Like a Virgin and its “feels so good inside” proverb is, maybe, tame in retrospect, but we can never abandon the truth: It very well might be one of the most consequential and informative albums in the history of our ever-changing standard. Womanhood in America changed the moment Madonna dropped the title track on Halloween, just a month after she sang it at the VMAs—where she emerged from a 17-foot tall wedding cake wearing a belt buckle with “BOY TOY” plastered across the buckle and, after stepping out of one of her high-heels and diving onto the floor to cover up the malfunction, she flashed her underwear at the cameras and flipped the wide-eyed world into a landmine of uncharted desire.
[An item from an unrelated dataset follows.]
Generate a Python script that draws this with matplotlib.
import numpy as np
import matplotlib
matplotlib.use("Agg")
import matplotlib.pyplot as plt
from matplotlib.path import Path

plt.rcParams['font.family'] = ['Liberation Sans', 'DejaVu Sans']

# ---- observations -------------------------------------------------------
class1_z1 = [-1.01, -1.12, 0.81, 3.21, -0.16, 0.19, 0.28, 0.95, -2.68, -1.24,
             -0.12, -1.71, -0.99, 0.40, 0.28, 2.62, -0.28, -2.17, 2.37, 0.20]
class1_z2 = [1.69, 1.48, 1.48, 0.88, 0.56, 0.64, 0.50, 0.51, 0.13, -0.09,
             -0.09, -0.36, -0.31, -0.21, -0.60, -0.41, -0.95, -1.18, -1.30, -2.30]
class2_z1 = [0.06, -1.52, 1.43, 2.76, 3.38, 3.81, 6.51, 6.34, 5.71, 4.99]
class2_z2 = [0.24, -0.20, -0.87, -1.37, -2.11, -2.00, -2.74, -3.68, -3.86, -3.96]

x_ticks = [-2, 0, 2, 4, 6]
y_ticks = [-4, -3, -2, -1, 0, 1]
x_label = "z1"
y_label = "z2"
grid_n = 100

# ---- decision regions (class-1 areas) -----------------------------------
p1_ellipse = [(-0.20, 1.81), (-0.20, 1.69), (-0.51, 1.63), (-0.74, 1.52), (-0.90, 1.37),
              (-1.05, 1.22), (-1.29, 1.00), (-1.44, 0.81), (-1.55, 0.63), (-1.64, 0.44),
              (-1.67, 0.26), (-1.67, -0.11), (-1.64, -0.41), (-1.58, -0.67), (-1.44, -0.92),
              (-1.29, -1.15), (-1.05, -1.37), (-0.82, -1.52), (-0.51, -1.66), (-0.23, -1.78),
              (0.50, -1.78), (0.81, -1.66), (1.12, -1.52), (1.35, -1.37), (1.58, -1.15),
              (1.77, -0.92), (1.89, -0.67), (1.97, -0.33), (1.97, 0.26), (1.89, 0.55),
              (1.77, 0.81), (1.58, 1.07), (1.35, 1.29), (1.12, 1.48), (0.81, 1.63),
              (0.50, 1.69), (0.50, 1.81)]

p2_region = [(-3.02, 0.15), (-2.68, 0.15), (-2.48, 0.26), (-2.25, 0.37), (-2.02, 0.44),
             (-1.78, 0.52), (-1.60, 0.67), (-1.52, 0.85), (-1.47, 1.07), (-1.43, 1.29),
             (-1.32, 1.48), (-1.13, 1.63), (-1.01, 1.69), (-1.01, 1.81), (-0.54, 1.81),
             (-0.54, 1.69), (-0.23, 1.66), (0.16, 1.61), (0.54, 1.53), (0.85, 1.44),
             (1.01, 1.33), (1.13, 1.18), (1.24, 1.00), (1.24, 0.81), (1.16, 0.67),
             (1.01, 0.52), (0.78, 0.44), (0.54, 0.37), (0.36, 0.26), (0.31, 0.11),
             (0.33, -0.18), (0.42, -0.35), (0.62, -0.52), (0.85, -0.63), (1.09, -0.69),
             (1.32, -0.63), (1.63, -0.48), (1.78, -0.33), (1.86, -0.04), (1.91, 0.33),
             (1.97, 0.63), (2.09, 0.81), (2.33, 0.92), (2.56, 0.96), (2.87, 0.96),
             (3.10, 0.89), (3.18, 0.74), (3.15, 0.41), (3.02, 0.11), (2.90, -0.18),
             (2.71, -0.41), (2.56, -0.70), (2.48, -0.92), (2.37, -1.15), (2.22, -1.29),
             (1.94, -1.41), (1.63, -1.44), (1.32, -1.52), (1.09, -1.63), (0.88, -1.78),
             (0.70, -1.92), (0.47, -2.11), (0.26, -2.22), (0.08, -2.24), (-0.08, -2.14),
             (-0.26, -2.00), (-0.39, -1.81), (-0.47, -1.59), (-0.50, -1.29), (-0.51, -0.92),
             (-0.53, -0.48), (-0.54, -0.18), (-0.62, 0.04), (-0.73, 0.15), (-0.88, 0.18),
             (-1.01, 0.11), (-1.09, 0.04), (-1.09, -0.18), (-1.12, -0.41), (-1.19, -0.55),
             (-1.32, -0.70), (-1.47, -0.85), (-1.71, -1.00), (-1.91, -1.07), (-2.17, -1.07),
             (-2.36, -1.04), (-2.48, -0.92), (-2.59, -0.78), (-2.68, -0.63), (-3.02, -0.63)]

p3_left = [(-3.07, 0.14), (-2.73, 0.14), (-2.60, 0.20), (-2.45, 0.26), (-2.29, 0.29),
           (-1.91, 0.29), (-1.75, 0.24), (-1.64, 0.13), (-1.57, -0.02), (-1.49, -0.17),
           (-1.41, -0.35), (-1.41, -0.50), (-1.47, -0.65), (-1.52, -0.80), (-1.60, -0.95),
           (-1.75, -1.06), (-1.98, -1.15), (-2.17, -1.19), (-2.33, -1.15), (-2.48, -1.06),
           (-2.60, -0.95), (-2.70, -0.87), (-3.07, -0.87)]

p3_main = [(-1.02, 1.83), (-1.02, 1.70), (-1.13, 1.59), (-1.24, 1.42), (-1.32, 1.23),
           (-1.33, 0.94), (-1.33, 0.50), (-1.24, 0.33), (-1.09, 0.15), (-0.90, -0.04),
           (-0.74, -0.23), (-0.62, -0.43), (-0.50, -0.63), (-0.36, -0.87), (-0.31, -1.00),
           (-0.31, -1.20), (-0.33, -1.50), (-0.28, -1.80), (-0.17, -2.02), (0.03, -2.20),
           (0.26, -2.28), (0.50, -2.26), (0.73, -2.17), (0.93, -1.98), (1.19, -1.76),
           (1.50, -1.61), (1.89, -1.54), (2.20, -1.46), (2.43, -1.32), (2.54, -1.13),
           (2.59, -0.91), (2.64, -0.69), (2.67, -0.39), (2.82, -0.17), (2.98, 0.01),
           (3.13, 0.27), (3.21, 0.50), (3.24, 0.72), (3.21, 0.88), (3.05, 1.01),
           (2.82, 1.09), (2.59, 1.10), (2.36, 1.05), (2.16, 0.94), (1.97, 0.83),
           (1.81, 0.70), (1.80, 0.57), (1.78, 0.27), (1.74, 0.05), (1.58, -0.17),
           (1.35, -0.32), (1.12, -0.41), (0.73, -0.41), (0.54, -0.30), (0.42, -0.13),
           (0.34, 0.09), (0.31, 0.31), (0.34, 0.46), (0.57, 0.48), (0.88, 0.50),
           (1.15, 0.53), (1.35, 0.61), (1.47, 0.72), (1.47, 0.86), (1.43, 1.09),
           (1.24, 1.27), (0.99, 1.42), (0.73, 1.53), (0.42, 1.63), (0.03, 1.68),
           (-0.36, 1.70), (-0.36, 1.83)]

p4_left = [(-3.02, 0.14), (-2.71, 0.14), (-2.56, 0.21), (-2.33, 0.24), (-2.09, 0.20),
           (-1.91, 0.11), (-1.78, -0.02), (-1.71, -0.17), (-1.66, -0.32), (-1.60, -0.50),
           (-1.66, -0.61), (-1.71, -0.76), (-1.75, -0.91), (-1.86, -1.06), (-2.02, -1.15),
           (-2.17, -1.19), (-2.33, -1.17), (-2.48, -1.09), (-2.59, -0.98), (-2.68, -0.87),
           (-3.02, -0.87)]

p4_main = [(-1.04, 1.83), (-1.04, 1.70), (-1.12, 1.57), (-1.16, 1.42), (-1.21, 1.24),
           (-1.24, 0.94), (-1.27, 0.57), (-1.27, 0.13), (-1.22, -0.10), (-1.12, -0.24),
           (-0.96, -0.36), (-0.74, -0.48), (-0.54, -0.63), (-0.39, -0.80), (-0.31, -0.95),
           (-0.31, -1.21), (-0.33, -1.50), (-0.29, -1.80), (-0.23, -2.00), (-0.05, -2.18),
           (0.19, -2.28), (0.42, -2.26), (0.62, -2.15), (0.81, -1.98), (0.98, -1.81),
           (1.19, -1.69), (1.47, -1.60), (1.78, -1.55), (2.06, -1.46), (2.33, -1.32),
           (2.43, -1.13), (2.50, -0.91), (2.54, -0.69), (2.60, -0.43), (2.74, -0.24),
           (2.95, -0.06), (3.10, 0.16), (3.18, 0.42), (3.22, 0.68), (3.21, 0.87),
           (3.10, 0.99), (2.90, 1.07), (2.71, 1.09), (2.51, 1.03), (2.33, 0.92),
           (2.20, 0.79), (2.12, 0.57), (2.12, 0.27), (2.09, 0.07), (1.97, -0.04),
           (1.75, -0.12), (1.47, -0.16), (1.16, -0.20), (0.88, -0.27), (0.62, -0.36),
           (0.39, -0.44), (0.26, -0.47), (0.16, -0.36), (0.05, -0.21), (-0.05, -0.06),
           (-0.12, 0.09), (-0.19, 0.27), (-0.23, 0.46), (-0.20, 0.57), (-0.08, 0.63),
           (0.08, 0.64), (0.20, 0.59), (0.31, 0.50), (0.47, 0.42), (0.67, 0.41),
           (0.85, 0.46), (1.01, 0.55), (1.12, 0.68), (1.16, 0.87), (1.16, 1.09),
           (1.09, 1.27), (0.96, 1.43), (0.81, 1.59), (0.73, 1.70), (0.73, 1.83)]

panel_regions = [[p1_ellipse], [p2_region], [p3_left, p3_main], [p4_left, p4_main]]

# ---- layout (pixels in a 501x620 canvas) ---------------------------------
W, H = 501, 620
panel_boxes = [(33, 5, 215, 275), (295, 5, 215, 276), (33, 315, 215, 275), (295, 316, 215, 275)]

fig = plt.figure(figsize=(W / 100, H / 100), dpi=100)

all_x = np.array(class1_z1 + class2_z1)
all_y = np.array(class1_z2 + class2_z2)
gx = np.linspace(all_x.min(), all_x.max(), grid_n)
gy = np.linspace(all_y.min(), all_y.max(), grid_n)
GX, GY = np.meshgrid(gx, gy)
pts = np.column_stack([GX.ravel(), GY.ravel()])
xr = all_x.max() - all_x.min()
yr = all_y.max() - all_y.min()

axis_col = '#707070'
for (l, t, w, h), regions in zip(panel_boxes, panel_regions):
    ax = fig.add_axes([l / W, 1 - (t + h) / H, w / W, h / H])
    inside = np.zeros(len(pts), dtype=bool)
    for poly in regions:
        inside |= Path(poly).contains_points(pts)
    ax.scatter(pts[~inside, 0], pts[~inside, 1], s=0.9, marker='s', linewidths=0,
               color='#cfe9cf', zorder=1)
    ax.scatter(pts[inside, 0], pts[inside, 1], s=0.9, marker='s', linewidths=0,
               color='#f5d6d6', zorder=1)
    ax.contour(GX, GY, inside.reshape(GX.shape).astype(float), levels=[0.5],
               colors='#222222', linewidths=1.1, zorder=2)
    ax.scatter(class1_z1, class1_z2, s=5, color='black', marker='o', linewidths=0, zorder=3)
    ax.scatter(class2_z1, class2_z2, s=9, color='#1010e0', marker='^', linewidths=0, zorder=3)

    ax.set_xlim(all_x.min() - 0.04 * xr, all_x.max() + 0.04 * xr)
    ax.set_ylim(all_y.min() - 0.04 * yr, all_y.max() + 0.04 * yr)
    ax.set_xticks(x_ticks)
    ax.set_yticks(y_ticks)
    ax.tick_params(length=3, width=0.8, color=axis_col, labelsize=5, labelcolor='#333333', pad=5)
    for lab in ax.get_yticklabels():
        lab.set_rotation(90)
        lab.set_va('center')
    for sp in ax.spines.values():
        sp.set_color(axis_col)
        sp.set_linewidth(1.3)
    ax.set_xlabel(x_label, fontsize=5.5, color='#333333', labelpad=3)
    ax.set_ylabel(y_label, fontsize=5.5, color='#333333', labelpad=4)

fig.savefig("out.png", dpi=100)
Culture shifts at award shows are few and far between nowadays, but “Like a Virgin” was a historical burst of access. It was Madonna’s first #1 hit and remained there for six weeks, closing out 1984 and ushering in 1985 all the same. By the time “Like a Virgin” arrived, gender became more complex and fluid, sexuality found a nuanced identity—all of this, of course, had been present in the underground for decades, but Madonna was able to hide the pill in applesauce and put it down the throats of detractors and censors.
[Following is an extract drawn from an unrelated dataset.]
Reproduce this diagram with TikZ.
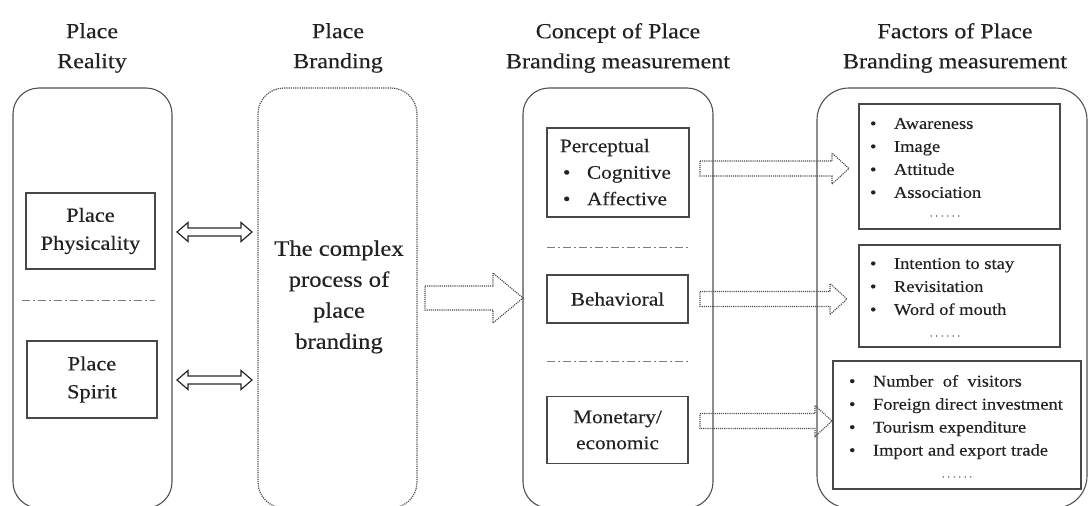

1. Prince: “When Doves Cry”
Pick any song from the Purple Rain soundtrack and you’ll have a winner. Whether it’s the title track or “Let’s Go Crazy” or “I Would Die 4 U,” the album remains so good that it transcends the confines of film music altogether. But “When Doves Cry” is not only one of the greatest songs written for a movie or one of the greatest songs of the 1980s, it’s one of the greatest songs period. The story goes that Purple Rain director Albert Magnoli wanted Prince to pen something that would mirror a love affair theme, and Prince went on to find inspiration in his own relationship with Susan Moonsie and use it as a backbone for the track’s narrative. “When Doves Cry” would go on to be Prince’s first #1 hit and earn a Platinum certification from the RIAA—along with a year-end top placement on Billboard’s Year-End Hot 100 singles list. Few musicians have cemented their legacy with a performance as visceral and perfect as Prince did on Purple Rain—and he had “When Doves Cry” to thank for that.